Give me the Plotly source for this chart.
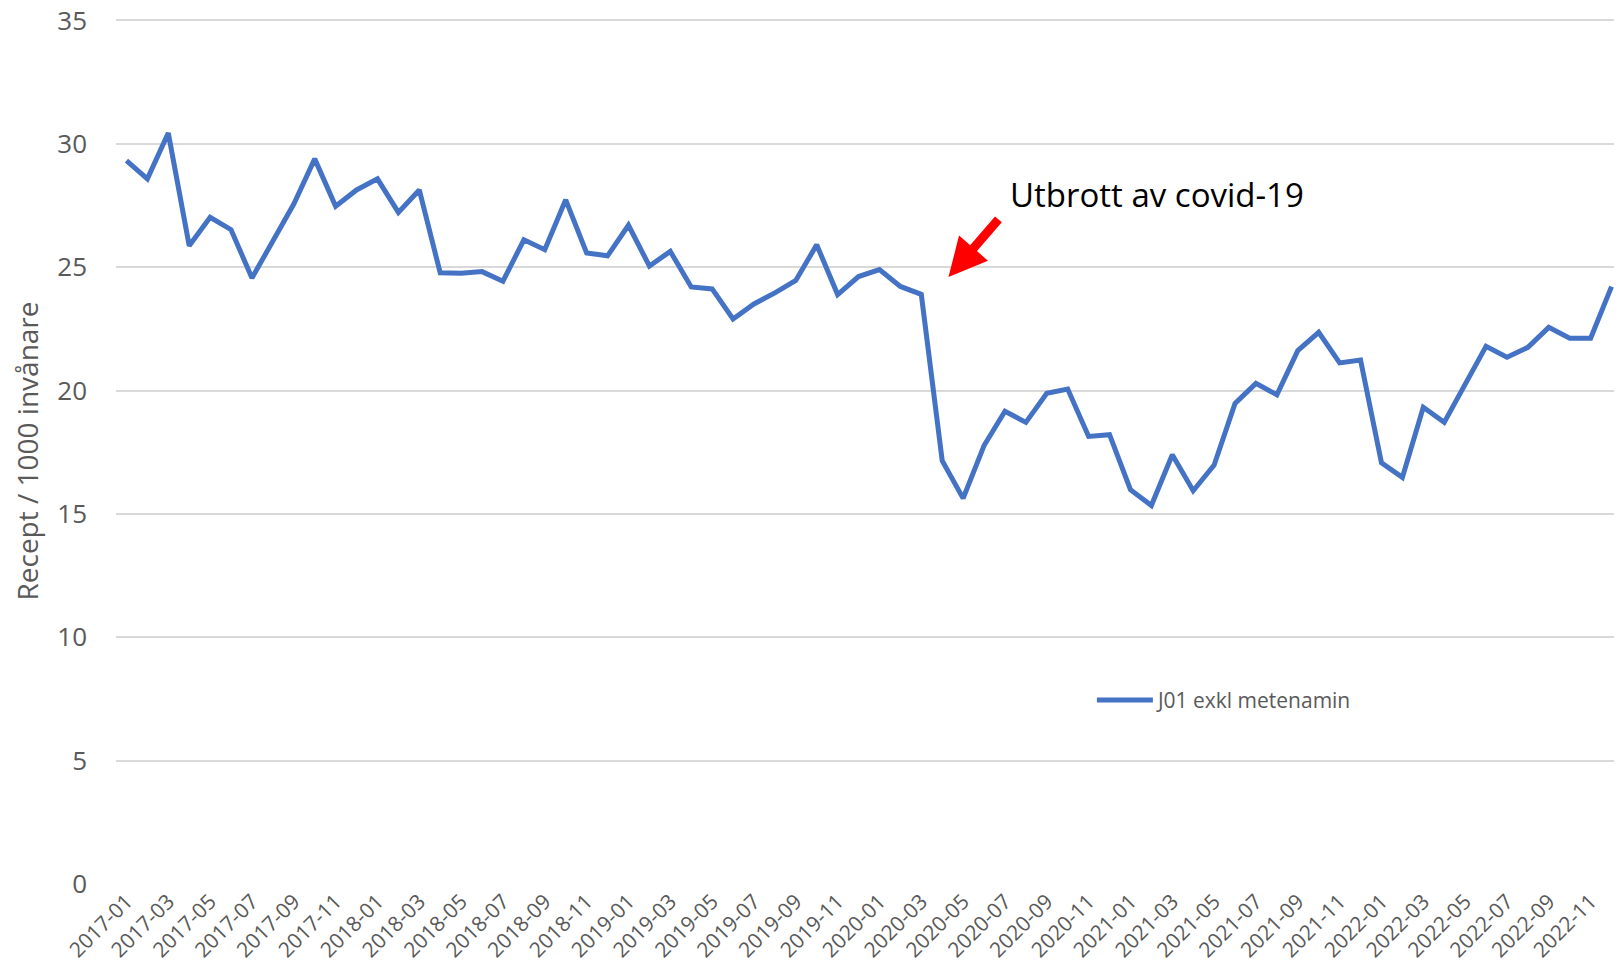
import plotly.graph_objects as go

# Monthly values, 2017-01 .. 2022-12
months = [f"{y}-{m:02d}" for y in range(2017, 2023) for m in range(1, 13)]
values = [
    29.32, 28.58, 30.44, 25.87, 27.02, 26.52, 24.56, 26.08, 27.56, 29.39, 27.47, 28.13,  # 2017
    28.58, 27.22, 28.13, 24.77, 24.75, 24.82, 24.43, 26.11, 25.71, 27.73, 25.58, 25.46,  # 2018
    26.70, 25.05, 25.64, 24.20, 24.12, 22.90, 23.51, 23.96, 24.46, 25.91, 23.89, 24.62,  # 2019
    24.90, 24.22, 23.90, 17.16, 15.63, 17.77, 19.16, 18.71, 19.89, 20.06, 18.14, 18.21,  # 2020
    15.98, 15.34, 17.40, 15.94, 16.98, 19.48, 20.29, 19.83, 21.62, 22.36, 21.12, 21.24,  # 2021
    17.07, 16.48, 19.32, 18.71, 20.27, 21.79, 21.35, 21.75, 22.56, 22.12, 22.12, 24.21,  # 2022
]
tick_labels = months[::2]
y_ticks = [0, 5, 10, 15, 20, 25, 30, 35]

series_name = "J01 exkl metenamin"
annotation_text = "Utbrott av covid-19"

FONT = "Open Sans"
GREY = "#595959"

fig = go.Figure()
fig.add_trace(
    go.Scatter(
        x=months,
        y=values,
        mode="lines",
        name=series_name,
        line=dict(color="#4472C4", width=5),
    )
)

# Red arrow pointing at the drop in spring 2020
fig.add_annotation(
    x=39.3, y=24.6, xref="x", yref="y",
    ax=41.75, ay=27.0, axref="x", ayref="y",
    text="", showarrow=True,
    arrowhead=2, arrowsize=0.85, arrowwidth=9, arrowcolor="#FF0000",
)
fig.add_annotation(
    x=42.15, y=27.94, xref="x", yref="y",
    text=annotation_text, showarrow=False,
    xanchor="left", yanchor="middle",
    font=dict(family=FONT, size=33, color="#000000"),
)

# the page body adds an 8px margin, so the figure is shrunk by that amount
fig.update_layout(
    width=1614,
    height=957,
    margin=dict(l=108, r=0, t=10, b=81),
    plot_bgcolor="white",
    paper_bgcolor="white",
    font=dict(family=FONT, color=GREY),
    showlegend=True,
    legend=dict(
        x=0.648, y=0.212, xanchor="left", yanchor="middle",
        itemwidth=56,
        font=dict(family=FONT, size=21, color=GREY),
        bgcolor="rgba(0,0,0,0)",
    ),
)

fig.update_xaxes(
    type="category",
    range=[-0.5, 71.5],
    tickmode="array",
    tickvals=tick_labels,
    ticktext=tick_labels,
    tickangle=-45,
    tickfont=dict(family=FONT, size=21, color=GREY),
    showgrid=False,
    showline=False,
    zeroline=False,
    ticks="",
    automargin=False,
)

# range a little past 35 so plotly keeps the top gridline
fig.update_yaxes(
    range=[0, 35.1],
    tickvals=y_ticks,
    tickfont=dict(family=FONT, size=26, color=GREY),
    ticklabelstandoff=28,
    ticklabeloverflow="allow",
    showgrid=True,
    gridcolor="#D9D9D9",
    gridwidth=1.5,
    zeroline=False,
    showline=False,
    ticks="",
    title=dict(text="Recept / 1000 invånare", font=dict(family=FONT, size=28, color=GREY), standoff=10),
    automargin=False,
)

fig.write_html("out.html")
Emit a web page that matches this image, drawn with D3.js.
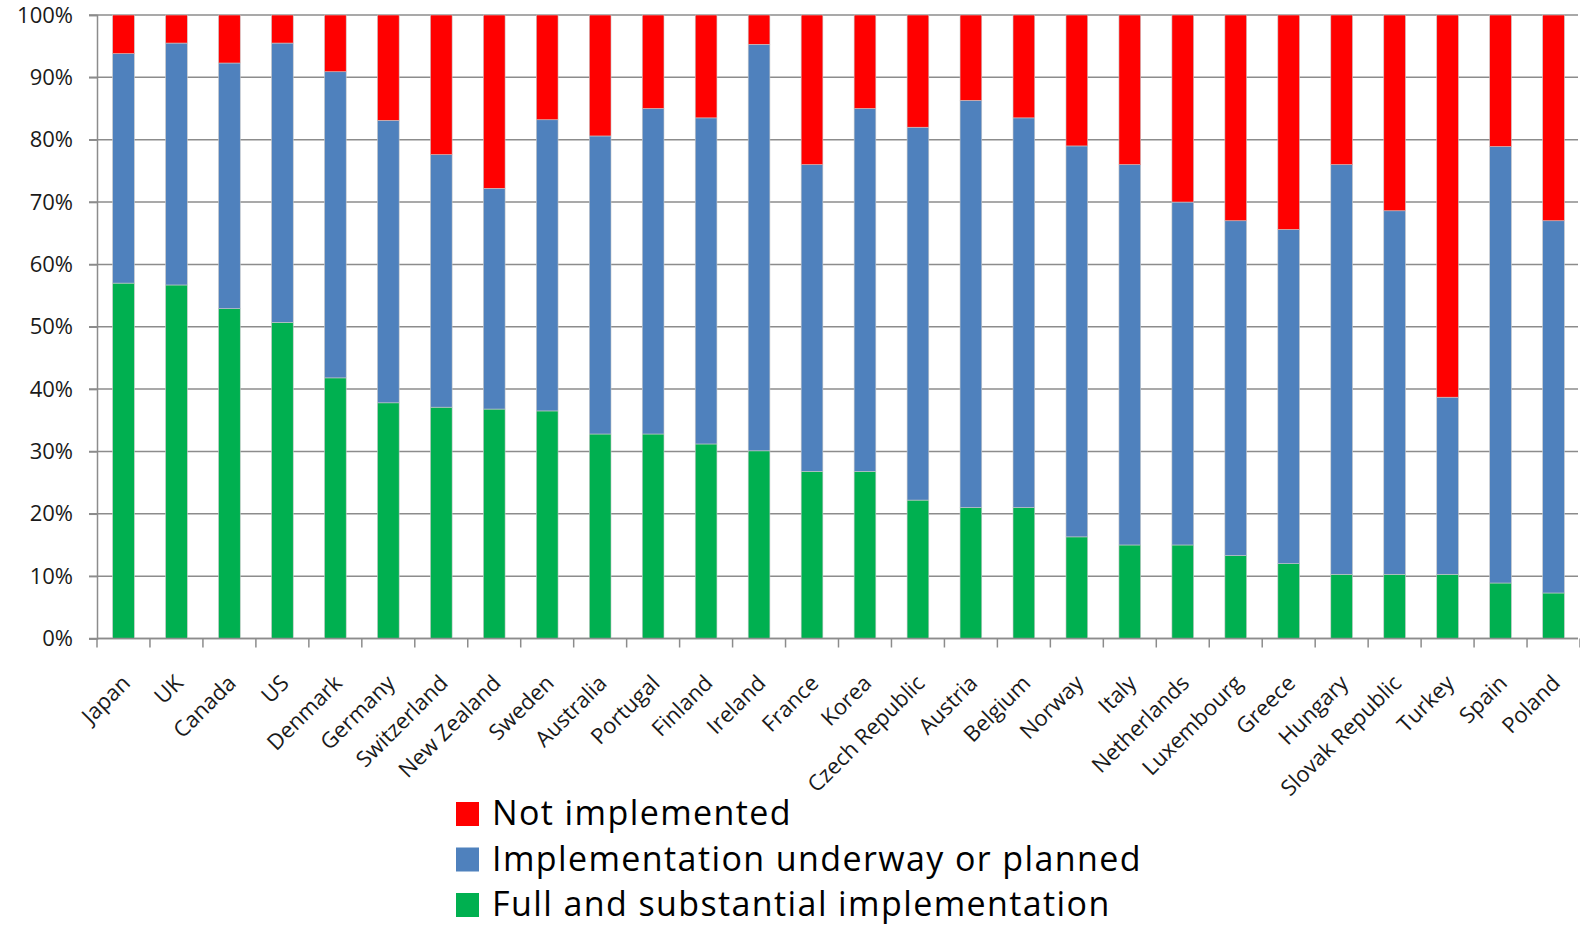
<!DOCTYPE html>
<html>
<head>
<meta charset="utf-8">
<script src="https://cdn.jsdelivr.net/npm/d3@7"></script>
<style>
  body { margin: 0; background: #fff; }
  svg { display: block; font-family: "Open Sans", Lato, sans-serif; }
</style>
</head>
<body>
<svg id="chart"></svg>
<script>
const width = 1580, height = 925;

// Data (percent of recommendations)
const countries = ['Japan', 'UK', 'Canada', 'US', 'Denmark', 'Germany', 'Switzerland', 'New Zealand',
  'Sweden', 'Australia', 'Portugal', 'Finland', 'Ireland', 'France', 'Korea', 'Czech Republic',
  'Austria', 'Belgium', 'Norway', 'Italy', 'Netherlands', 'Luxembourg', 'Greece', 'Hungary',
  'Slovak Republic', 'Turkey', 'Spain', 'Poland'];
const fullImpl = [57, 56.7, 52.9, 50.7, 41.8, 37.8, 37.1, 36.8, 36.5, 32.8, 32.8, 31.2, 30.1, 26.8,
  26.8, 22.2, 21, 21, 16.3, 15, 15, 13.3, 12, 10.3, 10.3, 10.3, 8.9, 7.3];
const underway = [36.8, 38.8, 39.4, 44.8, 49.1, 45.3, 40.5, 35.4, 46.7, 47.8, 52.2, 52.3, 65.2, 49.2,
  58.2, 59.8, 65.3, 62.5, 62.7, 61, 55, 53.7, 53.6, 65.7, 58.3, 28.4, 70, 59.7];
const notImpl = [6.2, 4.5, 7.7, 4.5, 9.1, 16.9, 22.4, 27.8, 16.8, 19.4, 15, 16.5, 4.7, 24,
  15, 18, 13.7, 16.5, 21, 24, 30, 33, 34.4, 24, 31.4, 61.3, 21.1, 33];
const yTicks = [0, 10, 20, 30, 40, 50, 60, 70, 80, 90, 100];

const series = [
  { key: 'full', label: 'Full and substantial implementation', color: '#00B050', values: fullImpl },
  { key: 'underway', label: 'Implementation underway or planned', color: '#4F81BD', values: underway },
  { key: 'not', label: 'Not implemented', color: '#FF0000', values: notImpl }
];

const rows = countries.map((c, i) => {
  const r = { country: c };
  series.forEach(s => { r[s.key] = s.values[i]; });
  return r;
});

const margin = { left: 97, right: 0, top: 15, bottom: 286 };

const svg = d3.select('#chart').attr('width', width).attr('height', height);

const x = d3.scaleBand().domain(countries)
  .range([margin.left, width - margin.right]).paddingInner(0.59).paddingOuter(0.295);
const y = d3.scaleLinear().domain([0, 100]).range([height - margin.bottom - 0.5, margin.top]);

// Gridlines
svg.append('g')
  .selectAll('line')
  .data(yTicks)
  .enter()
  .append('line')
  .attr('x1', margin.left - 8)
  .attr('x2', width - 2)
  .attr('y1', d => y(d))
  .attr('y2', d => y(d))
  .attr('stroke', '#8c8c8c')
  .attr('stroke-width', 1.5);

// Stacked bars
const stacked = d3.stack().keys(series.map(s => s.key))(rows);

svg.append('g')
  .selectAll('g')
  .data(stacked)
  .enter()
  .append('g')
  .attr('fill', (_, i) => series[i].color)
  .selectAll('rect')
  .data(d => d)
  .enter()
  .append('rect')
  .attr('x', d => x(d.data.country))
  .attr('width', x.bandwidth())
  .attr('y', d => y(d[1]))
  .attr('height', d => y(d[0]) - y(d[1]))
  .attr('stroke', '#c8c8c8')
  .attr('stroke-width', 0.6);

// Y axis
const yAxis = svg.append('g')
  .attr('transform', `translate(${margin.left},0)`)
  .call(d3.axisLeft(y).tickValues(yTicks).tickFormat(d => d + '%').tickSize(8).tickPadding(16));
yAxis.select('.domain').attr('stroke', '#8c8c8c').attr('stroke-width', 1.5);
yAxis.selectAll('.tick line').attr('stroke', '#8c8c8c').attr('stroke-width', 1.5);
yAxis.selectAll('.tick text').attr('font-size', 22).attr('fill', '#1a1a1a')
  .attr('font-family', '"Open Sans", sans-serif');

// X axis: ticks sit on the boundaries between categories
const step = x.step();
const bounds = d3.range(countries.length + 1).map(i => margin.left + i * step);
const xg = svg.append('g');
xg.append('line')
  .attr('x1', margin.left).attr('x2', width - 2)
  .attr('y1', y(0)).attr('y2', y(0))
  .attr('stroke', '#8c8c8c').attr('stroke-width', 1.5);
xg.selectAll('.xtick')
  .data(bounds)
  .enter()
  .append('line')
  .attr('class', 'xtick')
  .attr('x1', d => d).attr('x2', d => d)
  .attr('y1', y(0)).attr('y2', y(0) + 9)
  .attr('stroke', '#8c8c8c').attr('stroke-width', 1.5);

xg.selectAll('.xlabel')
  .data(countries)
  .enter()
  .append('text')
  .attr('class', 'xlabel')
  .attr('text-anchor', 'end')
  .attr('font-size', 22)
  .attr('fill', '#1a1a1a')
  .attr('transform', d => `translate(${x(d) + x.bandwidth() / 2 + 8},${y(0) + 46}) rotate(-45)`)
  .text(d => d);

// Legend (red on top, green at bottom)
const legend = svg.append('g')
  .selectAll('g')
  .data(series.slice().reverse())
  .enter()
  .append('g')
  .attr('transform', (_, i) => `translate(456,${802 + i * 45.5})`);

legend.append('rect')
  .attr('width', 23).attr('height', 24)
  .attr('fill', d => d.color);

legend.append('text')
  .attr('x', 36)
  .attr('y', 23)
  .attr('font-size', 34)
  .attr('letter-spacing', 1.4)
  .attr('fill', '#000')
  .text(d => d.label);
</script>
</body>
</html>
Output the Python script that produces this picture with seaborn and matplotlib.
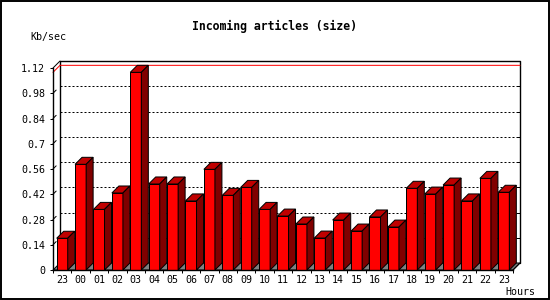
import numpy as np
import pandas as pd
import matplotlib
matplotlib.use("Agg")
import matplotlib.pyplot as plt
from matplotlib.patches import Polygon, Rectangle
import seaborn as sns

# ---- data ----
hours = ["23", "00", "01", "02", "03", "04", "05", "06", "07", "08", "09", "10",
         "11", "12", "13", "14", "15", "16", "17", "18", "19", "20", "21", "22", "23"]
kbps = [0.176, 0.586, 0.336, 0.427, 1.096, 0.477, 0.477, 0.383, 0.558, 0.414,
        0.458, 0.336, 0.299, 0.255, 0.177, 0.277, 0.216, 0.294, 0.238, 0.453,
        0.421, 0.471, 0.383, 0.508, 0.431]
yticks = [0, 0.14, 0.28, 0.42, 0.56, 0.7, 0.84, 0.98, 1.12]
ytick_labels = ["0", "0.14", "0.28", "0.42", "0.56", "0.7", "0.84", "0.98", "1.12"]
title = "Incoming articles (size)"
ylabel = "Kb/sec"
xlabel = "Hours"

sns.set_style("white")
plt.rcParams["font.family"] = ["DejaVu Sans Mono", "DejaVu Sans"]
plt.rcParams["lines.scale_dashes"] = False

W, H = 550, 300
fig = plt.figure(figsize=(W / 100, H / 100), dpi=100)
fig.patch.set_facecolor("white")

# axes geometry (pixels)
L, R, B, T = 53, 513, 270, 68
ax = fig.add_axes([L / W, (H - B) / H, (R - L) / W, (B - T) / H])
ax.set_facecolor("none")

n = len(kbps)
ymax = yticks[-1]
px_x = (R - L) / n
px_y = (B - T) / ymax
dx = 7 / px_x
dy = 7 / px_y
LW = 0.72

df = pd.DataFrame({"slot": np.arange(n), "kbps": kbps})
sns.barplot(data=df, x="slot", y="kbps", color="#FF0000", saturation=1,
            width=0.6, edgecolor="black", linewidth=LW, ax=ax)

ax.set_xlim(-0.5, n - 0.5)
ax.set_ylim(0, ymax)

x0w, x1w = -0.5 + dx, n - 0.5 + dx  # back wall x range

# floor
floor = Polygon([(-0.5, 0), (n - 0.5, 0), (n - 0.5 + dx, dy), (-0.5 + dx, dy)],
                closed=True, facecolor="#808080", edgecolor="black", lw=LW,
                zorder=2, clip_on=False)
ax.add_patch(floor)

# back wall gridlines
for v in yticks[1:-1]:
    ax.plot([x0w, x1w], [v + dy, v + dy], color="black", lw=LW,
            ls=(0, (1.44, 1.44)), zorder=1, clip_on=False)
    ax.plot([x1w - 3 / px_x, x1w], [v + dy, v + dy], color="black", lw=LW,
            zorder=1, clip_on=False)
    ax.plot([-0.5, -0.5 + dx * 0.45], [v, v + dy * 0.45], color="black", lw=LW,
            zorder=1, clip_on=False)

# max line (red)
mx = max(kbps)
ax.plot([-0.5, x0w, x1w], [mx, mx + dy, mx + dy], color="#FF0000", lw=LW,
        zorder=1.5, clip_on=False)

# back wall border
ax.plot([x0w, x0w, x1w, x1w], [dy, ymax + dy, ymax + dy, dy], color="black",
        lw=LW * 1.4, zorder=1, clip_on=False)
ax.plot([-0.5, x0w], [ymax, ymax + dy], color="black", lw=LW, zorder=1, clip_on=False)
ax.plot([n - 0.5, x1w], [0, dy], color="black", lw=LW, zorder=2.1, clip_on=False)

# 3D faces
for i, p in enumerate(ax.patches[:n]):
    z = 3 + i * 0.01
    p.set_zorder(z)
    x0, w, h = p.get_x(), p.get_width(), p.get_height()
    top = Polygon([(x0, h), (x0 + w, h), (x0 + w + dx, h + dy), (x0 + dx, h + dy)],
                  closed=True, facecolor="#C00000", edgecolor="black", lw=LW,
                  zorder=z, clip_on=False)
    side = Polygon([(x0 + w, 0), (x0 + w + dx, dy), (x0 + w + dx, h + dy), (x0 + w, h)],
                   closed=True, facecolor="#800000", edgecolor="black", lw=LW,
                   zorder=z, clip_on=False)
    ax.add_patch(top)
    ax.add_patch(side)

# spines
for s in ["top", "right"]:
    ax.spines[s].set_visible(False)
for s in ["left", "bottom"]:
    ax.spines[s].set_color("black")
    ax.spines[s].set_linewidth(LW * 1.4)
    ax.spines[s].set_zorder(5)

# ticks
ax.set_yticks(yticks, labels=ytick_labels)
ax.set_xticks(np.arange(-0.5, n, 1.0), labels=[""] * (n + 1))
ax.set_xticks(np.arange(n), labels=hours, minor=True)
ax.tick_params(axis="y", which="major", direction="out", length=2.2, width=LW,
               pad=3.6, labelsize=7.2, colors="black", left=True)
ax.tick_params(axis="x", which="major", direction="out", length=2.2, width=LW,
               colors="black", bottom=True)
ax.tick_params(axis="x", which="minor", length=0, pad=3.6, labelsize=7.2,
               colors="black")
ax.set_xlabel("")
ax.set_ylabel("")

# texts
fig.text(274 / W, 1 - 26 / H, title, ha="center", va="center", fontsize=8.3,
         fontweight="bold", color="black")
fig.text(30 / W, 1 - 37 / H, ylabel, ha="left", va="center", fontsize=7.2, color="black")
fig.text(505 / W, 1 - 292 / H, xlabel, ha="left", va="center", fontsize=7.2, color="black")

# outer border
fig.patches.append(Rectangle((0.5 / W, 1.5 / H), 548 / W, 297.5 / H,
                             transform=fig.transFigure, fill=False,
                             edgecolor="black", lw=1.4))

fig.savefig("out.png", dpi=100, facecolor="white")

- WHAT TO DO
Pictures are not part of the copy. Write out only the lines from the one containing "Emit a web page" through the one containing "const width = 1580, height = 925;", exactly as they stand, both included.

- OUTPUT FOR THIS EXERCISE
Emit a web page that matches this image, drawn with D3.js.
<!DOCTYPE html>
<html>
<head>
<meta charset="utf-8">
<script src="https://cdn.jsdelivr.net/npm/d3@7"></script>
<style>
  body { margin: 0; background: #fff; }
  svg { display: block; font-family: "Open Sans", Lato, sans-serif; }
</style>
</head>
<body>
<svg id="chart"></svg>
<script>
const width = 1580, height = 925;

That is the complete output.